On April 18, 2018, the House passed the Taxpayer First Act (H.R. 5444), which includes provisions that would establish an Internal Revenue Service Independent Office of Appeals (“Independent Appeals”). In an effort to strengthen the independence of the existing IRS Office of Appeals, the bill generally would (i) require the IRS to provide notice and an explanation to a taxpayer whose request for consideration is denied, (ii) require the IRS Office of Chief Counsel (“Chief Counsel”) to ensure any staff that provides advice to Independent Appeals with respect to a matter was not previously involved in such matter, and (iii) entitle certain taxpayers to access to the non-privileged portions of materials developed by the IRS case files on their matters.


The IRS has an Office of Appeals that reviews administrative determinations arising from the IRS’s collection and examination activities and attempts to resolve disputes between the IRS and taxpayers without litigation. Currently, the IRS has broad discretion to determine which taxpayers have access to the Office of Appeals. Although taxpayers generally receive consideration by the Office of Appeals, there are exceptions under which consideration can be denied, such as cases in which inadequate time remains under the statute of limitations. In addition, the Office of Appeals has been criticized for its lack of independence from the other divisions within the IRS.

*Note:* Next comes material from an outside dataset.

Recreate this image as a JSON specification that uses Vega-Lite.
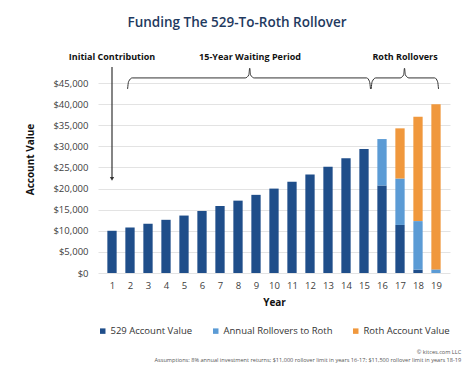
{
  "$schema": "https://vega.github.io/schema/vega-lite/v6.json",
  "width": 352,
  "height": 228,
  "autosize": {"type": "none"},
  "padding": {"left": 98, "top": 45, "right": 24, "bottom": 97},
  "background": "white",
  "config": {
    "font": "Open Sans",
    "view": {"stroke": null},
    "axis": {"labelFont": "Open Sans", "titleFont": "Open Sans", "labelOverlap": false},
    "legend": {"labelFont": "Open Sans"}
  },
  "title": {
    "text": "Funding The 529-To-Roth Rollover",
    "font": "Open Sans",
    "fontSize": 13.5,
    "fontWeight": 600,
    "color": "#1F3A60",
    "anchor": "middle",
    "dx": -37,
    "offset": 16
  },
  "datasets": {
    "bars": [
      {"year": 1, "series": "529 Account Value", "value": 10000},
      {"year": 2, "series": "529 Account Value", "value": 10800},
      {"year": 3, "series": "529 Account Value", "value": 11664},
      {"year": 4, "series": "529 Account Value", "value": 12597},
      {"year": 5, "series": "529 Account Value", "value": 13605},
      {"year": 6, "series": "529 Account Value", "value": 14693},
      {"year": 7, "series": "529 Account Value", "value": 15869},
      {"year": 8, "series": "529 Account Value", "value": 17138},
      {"year": 9, "series": "529 Account Value", "value": 18509},
      {"year": 10, "series": "529 Account Value", "value": 19990},
      {"year": 11, "series": "529 Account Value", "value": 21589},
      {"year": 12, "series": "529 Account Value", "value": 23316},
      {"year": 13, "series": "529 Account Value", "value": 25182},
      {"year": 14, "series": "529 Account Value", "value": 27196},
      {"year": 15, "series": "529 Account Value", "value": 29372},
      {"year": 16, "series": "529 Account Value", "value": 20722},
      {"year": 16, "series": "Annual Rollovers to Roth", "value": 11000},
      {"year": 17, "series": "529 Account Value", "value": 11380},
      {"year": 17, "series": "Annual Rollovers to Roth", "value": 11000},
      {"year": 17, "series": "Roth Account Value", "value": 11880},
      {"year": 18, "series": "529 Account Value", "value": 790},
      {"year": 18, "series": "Annual Rollovers to Roth", "value": 11500},
      {"year": 18, "series": "Roth Account Value", "value": 24710},
      {"year": 19, "series": "Annual Rollovers to Roth", "value": 853},
      {"year": 19, "series": "Roth Account Value", "value": 39107}
    ],
    "braces": [
      {"brace": "a", "year": 1.866, "value": 43600},
      {"brace": "a", "year": 1.92, "value": 45300},
      {"brace": "a", "year": 2.12, "value": 46200},
      {"brace": "a", "year": 8.4, "value": 46200},
      {"brace": "a", "year": 8.6, "value": 46900},
      {"brace": "a", "year": 8.65, "value": 48500},
      {"brace": "a", "year": 8.7, "value": 46900},
      {"brace": "a", "year": 8.9, "value": 46200},
      {"brace": "a", "year": 15.15, "value": 46200},
      {"brace": "a", "year": 15.31, "value": 45300},
      {"brace": "a", "year": 15.36, "value": 43600},
      {"brace": "b", "year": 15.4, "value": 43600},
      {"brace": "b", "year": 15.45, "value": 45300},
      {"brace": "b", "year": 15.65, "value": 46200},
      {"brace": "b", "year": 17.0, "value": 46200},
      {"brace": "b", "year": 17.2, "value": 46900},
      {"brace": "b", "year": 17.25, "value": 48500},
      {"brace": "b", "year": 17.3, "value": 46900},
      {"brace": "b", "year": 17.5, "value": 46200},
      {"brace": "b", "year": 18.93, "value": 46200},
      {"brace": "b", "year": 19.09, "value": 45300},
      {"brace": "b", "year": 19.14, "value": 43600}
    ],
    "labels": [
      {"year": 1, "value": 51200, "label": "Initial Contribution"},
      {"year": 8.67, "value": 51200, "label": "15-Year Waiting Period"},
      {"year": 17.28, "value": 51200, "label": "Roth Rollovers"}
    ],
    "arrow": [
      {"year": 1, "value": 48800, "value2": 22600}
    ],
    "arrowhead": [
      {"year": 1, "value": 22300}
    ],
    "notes": [
      {"year": 20.4, "value": -18700, "label": "© kitces.com LLC"},
      {"year": 20.4, "value": -20600, "label": "Assumptions: 8% annual investment returns; $11,000 rollover limit in years 16-17; $11,500 rollover limit in years 18-19"}
    ]
  },
  "layer": [
    {
      "data": {"name": "bars"},
      "mark": {"type": "bar", "width": 9.3},
      "encoding": {
        "x": {
          "field": "year", "type": "quantitative",
          "scale": {"domain": [0.5, 19.5], "nice": false, "zero": false},
          "axis": {
            "title": "Year", "values": [1,2,3,4,5,6,7,8,9,10,11,12,13,14,15,16,17,18,19], "tickCount": 19,
            "format": "d", "grid": false, "domain": false, "ticks": false, "labelOverlap": false,
            "labelPadding": 7, "labelFontSize": 9.5, "labelColor": "#404040",
            "titleFontSize": 10, "titleFontWeight": "bold", "titleColor": "#111111", "titlePadding": 8
          }
        },
        "y": {
          "field": "value", "type": "quantitative", "stack": "zero",
          "scale": {"domain": [0, 54000], "nice": false},
          "axis": {
            "title": "Account Value", "values": [0,5000,10000,15000,20000,25000,30000,35000,40000,45000], "tickCount": 10,
            "format": "$,.0f", "domain": false, "ticks": false, "labelOverlap": false,
            "gridColor": "#e3e3e3", "gridWidth": 1,
            "labelPadding": 10, "labelFontSize": 9.5, "labelColor": "#404040",
            "titleFontSize": 10, "titleFontWeight": "bold", "titleColor": "#111111", "titlePadding": 17
          }
        },
        "color": {
          "field": "series", "type": "nominal",
          "scale": {
            "domain": ["529 Account Value", "Annual Rollovers to Roth", "Roth Account Value"],
            "range": ["#1F4E8A", "#5B9BD5", "#F0983D"]
          },
          "legend": {
            "title": null, "orient": "bottom", "direction": "horizontal",
            "symbolType": "square", "symbolSize": 30, "symbolStrokeWidth": 0,
            "labelFontSize": 9.5, "labelColor": "#333333", "columnPadding": 18,
            "labelOffset": 3, "offset": 18
          }
        },
        "order": {"field": "series", "sort": "ascending"}
      }
    },
    {
      "data": {"name": "braces"},
      "mark": {"type": "line", "interpolate": "monotone", "color": "#333333", "strokeWidth": 1},
      "encoding": {
        "x": {"field": "year", "type": "quantitative"},
        "y": {"field": "value", "type": "quantitative"},
        "detail": {"field": "brace", "type": "nominal"}
      }
    },
    {
      "data": {"name": "arrow"},
      "mark": {"type": "rule", "color": "#333333", "strokeWidth": 1.2},
      "encoding": {
        "x": {"field": "year", "type": "quantitative"},
        "y": {"field": "value", "type": "quantitative"},
        "y2": {"field": "value2"}
      }
    },
    {
      "data": {"name": "arrowhead"},
      "mark": {"type": "point", "shape": "triangle-down", "filled": true, "color": "#333333", "size": 18, "opacity": 1},
      "encoding": {
        "x": {"field": "year", "type": "quantitative"},
        "y": {"field": "value", "type": "quantitative"}
      }
    },
    {
      "data": {"name": "labels"},
      "mark": {"type": "text", "font": "Open Sans", "fontSize": 9, "fontWeight": "bold", "color": "#111111", "align": "center", "baseline": "middle"},
      "encoding": {
        "x": {"field": "year", "type": "quantitative"},
        "y": {"field": "value", "type": "quantitative"},
        "text": {"field": "label"}
      }
    },
    {
      "data": {"name": "notes"},
      "mark": {"type": "text", "font": "Open Sans", "fontSize": 5.6, "color": "#555555", "align": "right", "baseline": "middle"},
      "encoding": {
        "x": {"field": "year", "type": "quantitative"},
        "y": {"field": "value", "type": "quantitative"},
        "text": {"field": "label"}
      }
    }
  ]
}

The Taxpayer First Act includes measures intended to ensure taxpayers’ access to, and strengthen the independence of, the IRS Office of Appeals.

Independent Office of Appeals

Although the IRS historically has had an Office of Appeals, the Taxpayer First Act would for the first time codify it in law, establishing an office to be known as the Internal Revenue Service Independent Office of Appeals. Independent Appeals would be headed by a Chief of Appeals.

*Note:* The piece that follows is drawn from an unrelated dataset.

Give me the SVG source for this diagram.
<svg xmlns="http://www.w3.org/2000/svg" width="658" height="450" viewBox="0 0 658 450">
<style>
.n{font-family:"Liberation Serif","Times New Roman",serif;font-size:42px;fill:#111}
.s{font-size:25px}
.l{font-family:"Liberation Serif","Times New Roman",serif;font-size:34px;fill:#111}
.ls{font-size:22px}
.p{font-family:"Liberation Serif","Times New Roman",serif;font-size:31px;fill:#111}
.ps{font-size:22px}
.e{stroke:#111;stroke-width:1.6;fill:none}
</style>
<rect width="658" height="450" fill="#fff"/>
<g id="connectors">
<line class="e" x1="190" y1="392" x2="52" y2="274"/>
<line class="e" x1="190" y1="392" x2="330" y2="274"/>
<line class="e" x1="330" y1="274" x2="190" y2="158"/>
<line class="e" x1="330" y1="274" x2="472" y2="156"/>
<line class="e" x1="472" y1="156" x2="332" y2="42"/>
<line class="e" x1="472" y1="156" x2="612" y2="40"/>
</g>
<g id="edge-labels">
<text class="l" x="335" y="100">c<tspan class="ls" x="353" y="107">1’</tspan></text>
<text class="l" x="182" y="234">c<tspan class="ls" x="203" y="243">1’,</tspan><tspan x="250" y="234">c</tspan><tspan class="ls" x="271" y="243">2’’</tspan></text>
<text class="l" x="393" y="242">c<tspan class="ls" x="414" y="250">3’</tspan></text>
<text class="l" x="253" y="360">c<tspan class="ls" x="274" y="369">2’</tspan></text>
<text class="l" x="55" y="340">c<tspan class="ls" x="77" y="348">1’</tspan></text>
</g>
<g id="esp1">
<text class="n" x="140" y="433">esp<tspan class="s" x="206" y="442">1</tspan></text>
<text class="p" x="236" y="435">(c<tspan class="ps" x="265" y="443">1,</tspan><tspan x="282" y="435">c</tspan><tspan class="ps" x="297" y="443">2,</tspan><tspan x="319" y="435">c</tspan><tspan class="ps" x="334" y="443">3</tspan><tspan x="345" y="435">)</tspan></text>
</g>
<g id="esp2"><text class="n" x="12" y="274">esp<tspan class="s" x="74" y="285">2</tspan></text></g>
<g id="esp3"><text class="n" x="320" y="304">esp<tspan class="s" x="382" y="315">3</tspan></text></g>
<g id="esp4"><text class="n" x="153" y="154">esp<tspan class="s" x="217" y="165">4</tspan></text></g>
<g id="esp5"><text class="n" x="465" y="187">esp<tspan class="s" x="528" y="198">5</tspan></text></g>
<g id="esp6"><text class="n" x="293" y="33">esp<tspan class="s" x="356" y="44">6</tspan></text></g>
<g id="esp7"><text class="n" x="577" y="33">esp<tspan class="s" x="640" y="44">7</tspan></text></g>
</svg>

Notice Procedures; Congressional Oversight

The bill would require the IRS to prescribe notice and protest procedures for taxpayers who are denied Independent Appeals consideration. The bill would require the procedures to include a requirement that the IRS provide the taxpayer with a written notice that sets forth the facts underlying the basis for the IRS’s denial and a detailed explanation of the reasons for denying the request. The notice also must advise the taxpayer of its right to protest the denial of Independent Appeals consideration.

The bill would also would require the IRS to provide an annual report to Congress detailing the number of cases in which a taxpayer was denied access to Independent Appeals and the reasons for such denials.

There is an exception in the bill under which denied cases that involve only frivolous positions are not subject to these notice procedures.

Advice from Office of Chief Counsel

The Taxpayer First Act also includes measures to ensure that Independent Appeals receives independent advice from Chief Counsel. Under the bill, Chief Counsel would be responsible for ensuring that any advice provided with respect to a matter under consideration by Independent Appeals be provided only by staff who were not involved in (i) advising the IRS employees working on the case prior to its referral to Independent Appeals or (ii) preparing the case for litigation.

Access to Case Files

Currently, to gain access to the case file developed by the IRS, a taxpayer would be required to file a Freedom of Information Act (“FOIA”) request, which can be a complicated filing. The Taxpayer First Act would make it easier for certain taxpayers to gain access to this information.

Under the bill, “specified taxpayers” that have an Independent Appeals conference scheduled would be entitled to receive the IRS case file no later than ten days prior to the conference. For this purpose, a “specified taxpayer” is (i) an individual taxpayer with adjusted gross income below $400,000 or (ii) an entity taxpayer with gross receipts below $5 million.